Efrat Libi, aunt of David Libi, who was killed Thursday in Gaza, spoke about her nephew, describing how he succeeded in joining the soldiers in Gaza, despite his rejection from a combat unit.
Libi, 19, from the community of Malachei Hashalom, was working on engineering tasks for the IDF as a civilian contractor employed by the Ministry of Defense. He was killed in an explosive device blast in Jabaliya, Gaza.
“David, our sweet nephew, it’s hard to believe that of all people, he is the one who was killed in Gaza,” she wrote. She shared that he “so badly wanted to enlist, but wasn’t accepted into combat — and he didn’t give up. He entered as a civilian worker with a backhoe, together with his father’s construction company.”
She described David’s lifelong bond with engineering tools: “For as long as I can remember, he was with the backhoe. At one year old, he was driving it back and forth on the ground. At five, they bought him one of his own and he moved dirt from here to there. By age ten, as the eldest grandchild, he was already organizing all his cousins like a site manager.”
She went on to describe the family’s pain and quoted David’s mother, Sarah: “She told me that it was clear he had to go there, and that everything is Divinely guided.”
But alongside the acceptance, there’s also frustration: “I’m a little angry,” she wrote, adding that the explosive device he drove over was likely planted after a ceasefire had been declared.
Meanwhile, about ten days ago, the United Kingdom imposed sanctions on the company owned by David’s father, “Libi Construction and Infrastructure Ltd.,” through which David was working in Gaza, as his aunt described.

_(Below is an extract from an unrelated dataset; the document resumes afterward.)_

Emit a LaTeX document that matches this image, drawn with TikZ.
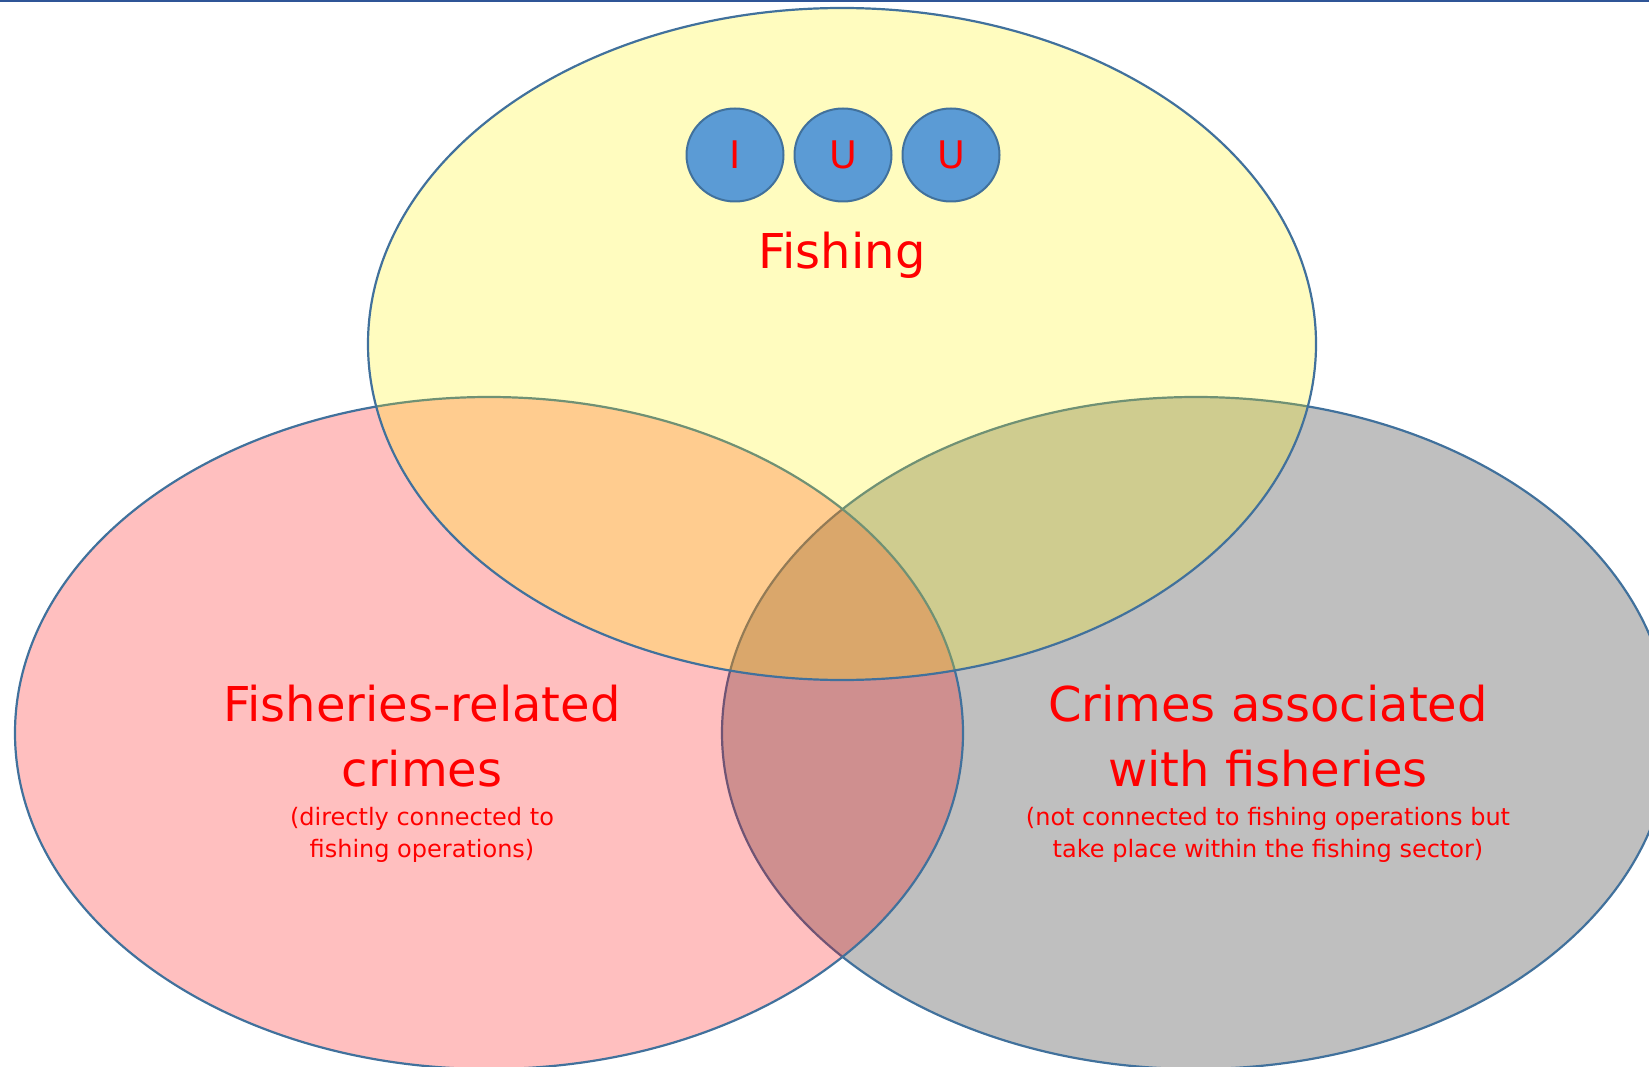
\documentclass[tikz,border=0pt]{standalone}
\usepackage{fontspec}
\setmainfont{DejaVu Sans}
\usepackage{xcolor}
\definecolor{edge}{RGB}{65,113,156}
\definecolor{iuublue}{RGB}{91,155,213}
\definecolor{topline}{RGB}{47,85,151}
\usetikzlibrary{shapes.geometric}

\begin{document}
\begin{tikzpicture}[x=1pt, y=-1pt,
  venn/.style={ellipse, draw=edge, line width=2.2pt, fill opacity=0.25, inner sep=0pt, minimum width=948pt, minimum height=672pt},
  iuu/.style={ellipse, draw=edge, line width=2pt, fill=iuublue, inner sep=0pt, minimum width=97pt, minimum height=93pt, text=red, font=\fontsize{38}{46}\selectfont},
  big/.style={text=red, align=center, font=\fontsize{48}{65}\selectfont},
  small/.style={text=red, align=center, font=\fontsize{24}{32}\selectfont}]
\useasboundingbox (0,0) rectangle (1649,1067);
\draw[topline, line width=2pt] (0,1) -- (1649,1);
% the three sets
\node[venn, fill=black] (assoc) at (1196,733) {};
\node[venn, fill=red] (related) at (489,733) {};
\node[venn, fill=yellow] (fishing) at (842,344) {};
% I U U
\foreach \x/\l in {735/I, 843/U, 951/U}{
\node[iuu] (iuu\x) at (\x,155) {\l};
}
\node[big] (fishtxt) at (842,255) {Fishing};
\node[big] (reltxt) at (422,736) {Fisheries-related\\crimes};
\node[small] (relsub) at (422,835) {(directly connected to\\fishing operations)};
\node[big] (asstxt) at (1268,736) {Crimes associated\\with fisheries};
\node[small] (asssub) at (1268,835) {(not connected to fishing operations but\\take place within the fishing sector)};
\end{tikzpicture}
\end{document}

The UK claimed that the sanctions were imposed on the grounds that the company “provided logistical and financial support for the establishment of illegal settlement outposts, which led to the forced displacement of Palestinians in Israel and the occupied Palestinian territories — activities that cause psychological suffering to Palestinians and often result in violence against them.”